European, Indian, Chinese and African cultures converge together to make up the colorful, vibrant culture of Mauritius that is replete with some of the most fascinating and years-old customs and traditions. Each aspect of Mauritian culture-its cuisine, religions, festivals, language and literature is a living proof of the myriad Asia, African and Western influences.
The Mauritian culture’s rich diversity is evident in Mauritius’ landscape where churches, temples and mosques jostle each other for space. Chinese pagodas and Buddhist temples are also a common sight in Mauritius. The people of Mauritius celebrate various festivals belonging to different religions with equal gusto and fervor such as Mahashivratri, Diwali, Ganesh Chathurti, Eid-Ul-Fitr, Christmas, Easter and Chinese New Year (Spring Festival) among others. The Tamil festival of Cavadee that celebrates Lord Muruga is a penitence ritual that involves spectacular feats like the fire-walking ceremony.
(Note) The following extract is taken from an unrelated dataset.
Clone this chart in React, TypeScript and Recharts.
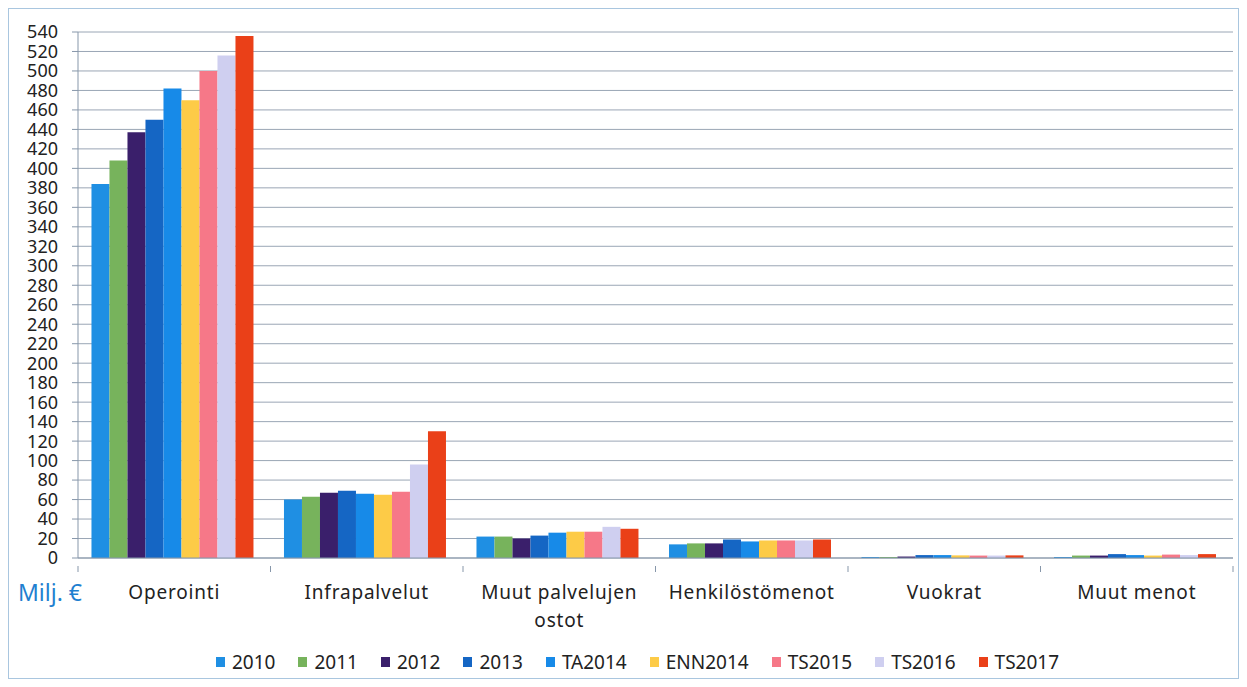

The multi-ethnic characteristics of Mauritius make it a multi-lingual country with ethnic languages such as Hindi, Tamil, Marathi, Urdu, Mandarin and Cantonese being commonly used. But the real lingua franca of the island is Creole. The Creole language emerged as a result of interaction between French settlers and African slaves. The use of the Creole language transcends all ethnic, religious and class barriers. Creole does not have a definite written form, as mostly English or French are the languages of choice for education, media, government, law and business.
The Creole language is the medium of the indigenous music and dance form of Mauritius- the Sega. Sega is the music, songs and dances of choice played to tourists as a taste of the local culture. Its origins are said to be that of African. The Sega is based on three basic instruments: the ravanne, the maravanne and the triangle. The dancers wear colorful blouses and skirts with flower motifs and swaying their hips to the rhythmic music. Bhojpuri songs of Indian origin are also quite popular, especially in the interiors.
Mauritius is also well known for its handicrafts. The handicraft tradition of Mauritius dates back to the colonial period of the East India Company and the local handicraft is a fusion of French and Afro-Asian cultures.
When it comes to food, Mauritian cuisine is an exotic synthesis of myriad continental and oriental influences where Indian-style curries go hand in hand with French gateaux and Creole rougailles. The variety of spices used in Mauritian dishes lend a subtle and a aromatic flavor that goes a long way in making Mauritian cuisine an unique culinary experience.